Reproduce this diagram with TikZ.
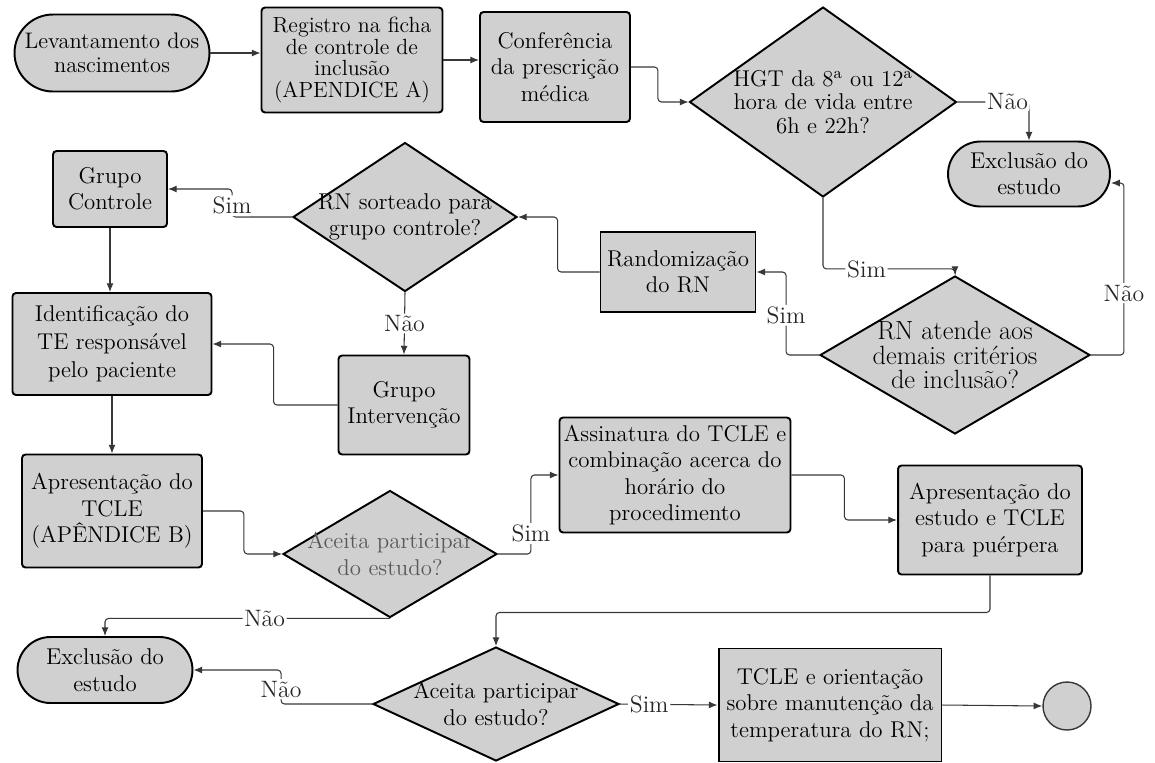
\documentclass[tikz,border=0pt]{standalone}
\usetikzlibrary{arrows.meta,shapes.geometric}
\definecolor{boxgray}{RGB}{208,208,208}
\definecolor{linegray}{RGB}{55,55,55}

\begin{document}
\begin{tikzpicture}[x=0.02cm,y=-0.02cm,
        every node/.style={font=\fontsize{13}{15}\selectfont, align=center},
        proc/.style={draw, line width=1.1pt, fill=boxgray, rounded corners=2pt, inner sep=2pt},
        plain/.style={draw, line width=1.1pt, fill=boxgray, inner sep=2pt},
        term/.style={draw, line width=1.1pt, fill=boxgray, inner sep=2pt},
        decision/.style={diamond, draw, line width=1.1pt, fill=boxgray, inner sep=-40pt},
        lbl/.style={fill=white, inner sep=1pt, text=black!85, font=\fontsize{13.5}{15}\selectfont},
        arr/.style={-{Latex[length=5pt,width=4pt]}, line width=0.6pt, draw=linegray, rounded corners=2pt}]
        \useasboundingbox (0,0) rectangle (1155,762);

        % top row
        \node[term, minimum width=3.9cm, minimum height=1.54cm, rounded corners=0.77cm, font=\fontsize{12.8}{14}\selectfont] (lev) at (112,53) {Levantamento dos\\nascimentos};
        \node[proc, minimum width=3.62cm, minimum height=2.1cm, font=\fontsize{12.5}{12.5}\selectfont] (reg) at (352,60) {Registro na ficha\\de controle de\\inclusão\\(APENDICE A)};
        \node[proc, minimum width=3cm, minimum height=2.2cm] (conf) at (555,67) {Conferência\\da prescrição\\médica};
        \node[decision, minimum width=5.34cm, minimum height=3.8cm, font=\fontsize{13}{13.5}\selectfont] (hgt) at (823,102) {HGT da 8\textsuperscript{a} ou 12\textsuperscript{a}\\hora de vida entre\\6h e 22h?};
        \node[term, minimum width=3.24cm, minimum height=1.3cm, rounded corners=0.65cm] (exc1) at (1029,174) {Exclusão do\\estudo};

        % middle
        \node[decision, minimum width=5.4cm, minimum height=3.16cm, font=\fontsize{15}{14}\selectfont] (rnat) at (955,355) {RN atende aos\\demais critérios\\de inclusão?};
        \node[plain, minimum width=3.1cm, minimum height=1.6cm] (rand) at (678,272) {Randomização\\do RN};
        \node[decision, minimum width=4.48cm, minimum height=2.98cm] (sort) at (405,217) {RN sorteado para\\grupo controle?};
        \node[proc, minimum width=2.28cm, minimum height=1.52cm] (gc) at (110,189) {Grupo\\Controle};
        \node[proc, minimum width=3.98cm, minimum height=2.04cm, font=\fontsize{13}{16}\selectfont] (ident) at (112,344) {Identificação do\\TE responsável\\pelo paciente};
        \node[proc, minimum width=2.62cm, minimum height=1.98cm] (gi) at (404,405) {Grupo\\Intervenção};

        % lower part
        \node[proc, minimum width=3.6cm, minimum height=2.26cm] (apres) at (112,511) {Apresentação do\\TCLE\\(APÊNDICE B)};
        \node[decision, minimum width=4.28cm, minimum height=2.54cm, text=black!65] (ac1) at (390,554) {Aceita participar\\do estudo?};
        \node[proc, minimum width=4.62cm, minimum height=2.3cm] (assin) at (675,475) {Assinatura do TCLE e\\combinação acerca do\\horário do\\procedimento};
        \node[proc, minimum width=3.68cm, minimum height=2.18cm] (apest) at (990,520) {Apresentação do\\estudo e TCLE\\para puérpera};
        \node[term, minimum width=3.5cm, minimum height=1.32cm, rounded corners=0.66cm] (exc2) at (105,670) {Exclusão do\\estudo};
        \node[decision, minimum width=4.92cm, minimum height=2.28cm] (ac2) at (496,704) {Aceita participar\\do estudo?};
        \node[plain, minimum width=4.46cm, minimum height=2.26cm] (tcle) at (830,705) {TCLE e orientação\\sobre manutenção da\\temperatura do RN;};
        \node[circle, draw=linegray, line width=0.8pt, fill=boxgray, minimum size=0.96cm, inner sep=0pt] (endc) at (1067,706) {};

        \draw[arr] (lev.east) -- (lev.east -| reg.west);
        \draw[arr] (reg.east) -- (reg.east -| conf.west);
        \draw[arr] (conf.east) -- ++(27,0) |- (hgt.west);
        \draw[arr] (hgt.east) -| node[lbl, pos=0.35] {Não} (exc1.north);
        \draw[arr] (hgt.south) -- ++(0,71) -- node[lbl, pos=0.33] {Sim} ++(132,0) -- (rnat.north);
        \draw[arr] (rnat.east) -- ++(33,0) |- node[lbl, pos=0.18] {Não} ([yshift=-0.18cm]exc1.east);
        \draw[arr] (rnat.west) -- ++(-33,0) |- node[lbl, pos=0.24] {Sim} (rand.east);
        \draw[arr] (rand.west) -- ++(-42,0) |- (sort.east);
        \draw[arr] (sort.west) -- ++(-60,0) |- node[lbl, pos=0.2] {Sim} (gc.east);
        \draw[arr] (gc.south) -- (gc.south |- ident.north);
        \draw[arr] (sort.south) -- node[lbl] {Não} (gi.north);
        \draw[arr] (gi.west) -- ++(-64,0) |- (ident.east);
        \draw[arr] (ident.south) -- (apres.north);
        \draw[arr] (apres.east) -- ++(41,0) |- (ac1.west);
        \draw[arr] (ac1.east) -- ++(33,0) |- node[lbl, pos=0.13] {Sim} (assin.west);
        \draw[arr] (ac1.south) -| node[lbl, pos=0.22] {Não} (exc2.north);
        \draw[arr] (assin.east) -- ++(53,0) |- (apest.west);
        \draw[arr] (apest.south) -- ++(0,37) -| (ac2.north);
        \draw[arr] (ac2.west) -- ++(-91,0) |- node[lbl, pos=0.22] {Não} (exc2.east);
        \draw[arr] (ac2.east) -- node[lbl, pos=0.3] {Sim} (tcle.west);
        \draw[arr] (tcle.east) -- (endc.west);
    \end{tikzpicture}
\end{document}
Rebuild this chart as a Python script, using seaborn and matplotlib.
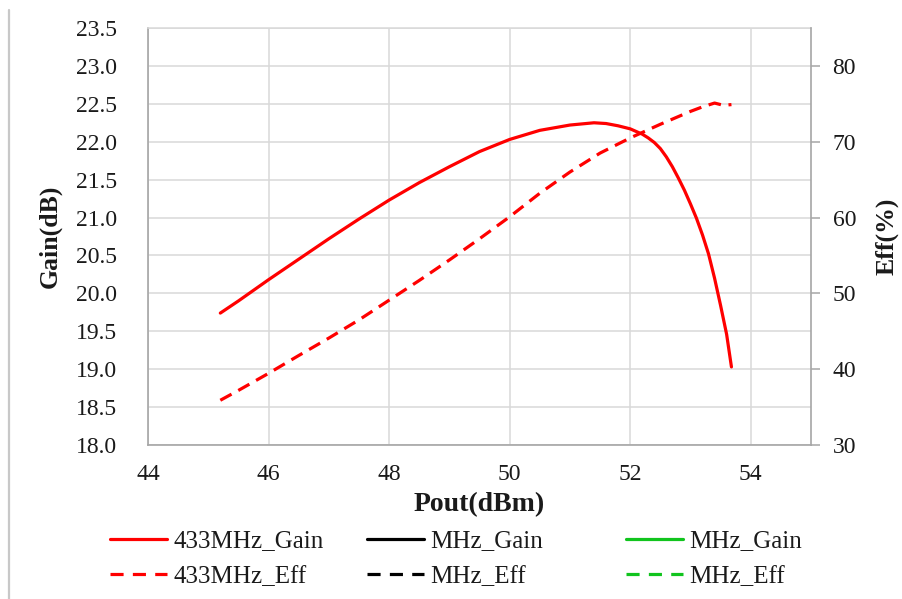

Task instructions :: Reproduce the material word for word. Any pictures should be left out of the copy.

Result below ::
Reproduce this diagram with TikZ.
\documentclass[tikz,border=0pt]{standalone}
\usetikzlibrary{arrows.meta,shapes.geometric}
\definecolor{boxgray}{RGB}{208,208,208}
\definecolor{linegray}{RGB}{55,55,55}

\begin{document}
\begin{tikzpicture}[x=0.02cm,y=-0.02cm,
        every node/.style={font=\fontsize{13}{15}\selectfont, align=center},
        proc/.style={draw, line width=1.1pt, fill=boxgray, rounded corners=2pt, inner sep=2pt},
        plain/.style={draw, line width=1.1pt, fill=boxgray, inner sep=2pt},
        term/.style={draw, line width=1.1pt, fill=boxgray, inner sep=2pt},
        decision/.style={diamond, draw, line width=1.1pt, fill=boxgray, inner sep=-40pt},
        lbl/.style={fill=white, inner sep=1pt, text=black!85, font=\fontsize{13.5}{15}\selectfont},
        arr/.style={-{Latex[length=5pt,width=4pt]}, line width=0.6pt, draw=linegray, rounded corners=2pt}]
        \useasboundingbox (0,0) rectangle (1155,762);

        % top row
        \node[term, minimum width=3.9cm, minimum height=1.54cm, rounded corners=0.77cm, font=\fontsize{12.8}{14}\selectfont] (lev) at (112,53) {Levantamento dos\\nascimentos};
        \node[proc, minimum width=3.62cm, minimum height=2.1cm, font=\fontsize{12.5}{12.5}\selectfont] (reg) at (352,60) {Registro na ficha\\de controle de\\inclusão\\(APENDICE A)};
        \node[proc, minimum width=3cm, minimum height=2.2cm] (conf) at (555,67) {Conferência\\da prescrição\\médica};
        \node[decision, minimum width=5.34cm, minimum height=3.8cm, font=\fontsize{13}{13.5}\selectfont] (hgt) at (823,102) {HGT da 8\textsuperscript{a} ou 12\textsuperscript{a}\\hora de vida entre\\6h e 22h?};
        \node[term, minimum width=3.24cm, minimum height=1.3cm, rounded corners=0.65cm] (exc1) at (1029,174) {Exclusão do\\estudo};

        % middle
        \node[decision, minimum width=5.4cm, minimum height=3.16cm, font=\fontsize{15}{14}\selectfont] (rnat) at (955,355) {RN atende aos\\demais critérios\\de inclusão?};
        \node[plain, minimum width=3.1cm, minimum height=1.6cm] (rand) at (678,272) {Randomização\\do RN};
        \node[decision, minimum width=4.48cm, minimum height=2.98cm] (sort) at (405,217) {RN sorteado para\\grupo controle?};
        \node[proc, minimum width=2.28cm, minimum height=1.52cm] (gc) at (110,189) {Grupo\\Controle};
        \node[proc, minimum width=3.98cm, minimum height=2.04cm, font=\fontsize{13}{16}\selectfont] (ident) at (112,344) {Identificação do\\TE responsável\\pelo paciente};
        \node[proc, minimum width=2.62cm, minimum height=1.98cm] (gi) at (404,405) {Grupo\\Intervenção};

        % lower part
        \node[proc, minimum width=3.6cm, minimum height=2.26cm] (apres) at (112,511) {Apresentação do\\TCLE\\(APÊNDICE B)};
        \node[decision, minimum width=4.28cm, minimum height=2.54cm, text=black!65] (ac1) at (390,554) {Aceita participar\\do estudo?};
        \node[proc, minimum width=4.62cm, minimum height=2.3cm] (assin) at (675,475) {Assinatura do TCLE e\\combinação acerca do\\horário do\\procedimento};
        \node[proc, minimum width=3.68cm, minimum height=2.18cm] (apest) at (990,520) {Apresentação do\\estudo e TCLE\\para puérpera};
        \node[term, minimum width=3.5cm, minimum height=1.32cm, rounded corners=0.66cm] (exc2) at (105,670) {Exclusão do\\estudo};
        \node[decision, minimum width=4.92cm, minimum height=2.28cm] (ac2) at (496,704) {Aceita participar\\do estudo?};
        \node[plain, minimum width=4.46cm, minimum height=2.26cm] (tcle) at (830,705) {TCLE e orientação\\sobre manutenção da\\temperatura do RN;};
        \node[circle, draw=linegray, line width=0.8pt, fill=boxgray, minimum size=0.96cm, inner sep=0pt] (endc) at (1067,706) {};

        \draw[arr] (lev.east) -- (lev.east -| reg.west);
        \draw[arr] (reg.east) -- (reg.east -| conf.west);
        \draw[arr] (conf.east) -- ++(27,0) |- (hgt.west);
        \draw[arr] (hgt.east) -| node[lbl, pos=0.35] {Não} (exc1.north);
        \draw[arr] (hgt.south) -- ++(0,71) -- node[lbl, pos=0.33] {Sim} ++(132,0) -- (rnat.north);
        \draw[arr] (rnat.east) -- ++(33,0) |- node[lbl, pos=0.18] {Não} ([yshift=-0.18cm]exc1.east);
        \draw[arr] (rnat.west) -- ++(-33,0) |- node[lbl, pos=0.24] {Sim} (rand.east);
        \draw[arr] (rand.west) -- ++(-42,0) |- (sort.east);
        \draw[arr] (sort.west) -- ++(-60,0) |- node[lbl, pos=0.2] {Sim} (gc.east);
        \draw[arr] (gc.south) -- (gc.south |- ident.north);
        \draw[arr] (sort.south) -- node[lbl] {Não} (gi.north);
        \draw[arr] (gi.west) -- ++(-64,0) |- (ident.east);
        \draw[arr] (ident.south) -- (apres.north);
        \draw[arr] (apres.east) -- ++(41,0) |- (ac1.west);
        \draw[arr] (ac1.east) -- ++(33,0) |- node[lbl, pos=0.13] {Sim} (assin.west);
        \draw[arr] (ac1.south) -| node[lbl, pos=0.22] {Não} (exc2.north);
        \draw[arr] (assin.east) -- ++(53,0) |- (apest.west);
        \draw[arr] (apest.south) -- ++(0,37) -| (ac2.north);
        \draw[arr] (ac2.west) -- ++(-91,0) |- node[lbl, pos=0.22] {Não} (exc2.east);
        \draw[arr] (ac2.east) -- node[lbl, pos=0.3] {Sim} (tcle.west);
        \draw[arr] (tcle.east) -- (endc.west);
    \end{tikzpicture}
\end{document}
Rebuild this chart as a Python script, using seaborn and matplotlib.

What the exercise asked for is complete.